The company also schedules at least one event per month that is focused on camaraderie, such as picnics.
If associates do have concerns, the company has a formal complaint process in place. They can first go directly to the supervisor. If it is a situation where this isn’t appropriate, the associates can go to the HR person, who is also a vice president of the company. “They can also contact the president or me directly,” says Coons.
However, the company has found that it can eliminate a lot of the need for the use of the formal complaint process by actively engaging in an informal complaint process. “Managers and supervisors spend a lot of time walking through the work areas each day, talking to associates,” says Coons. “This gives them the opportunity to hear a lot of things they might not otherwise hear.”

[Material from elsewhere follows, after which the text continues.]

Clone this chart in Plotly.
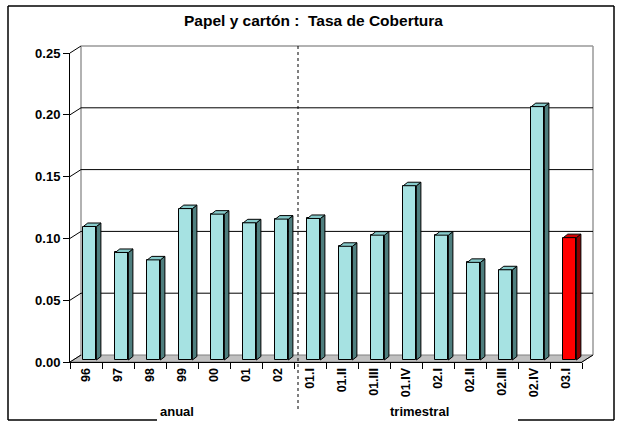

To determine how effective the company’s programs are in these areas, Spillman conducts an associate satisfaction survey every 18 months or so. One element of this covers how much associates feel they are respected. While responding to the surveys is not mandatory, the company still receives a 45 percent to 50 percent response rate. Results: “Over time, the average score has continued to increase,” says Coons. “In addition, our turnover rates are getting lower, which also seem to point to greater associate satisfaction.”
Our society has come a long way in building cordial relationships in the workplace during the past two centuries, particularly in the past few decades. Sometimes these improved relationships have been helped along by mandating them through law. But whether these relationships are mandated or not, employees who work in an intimidation-free atmosphere are more productive and dependable.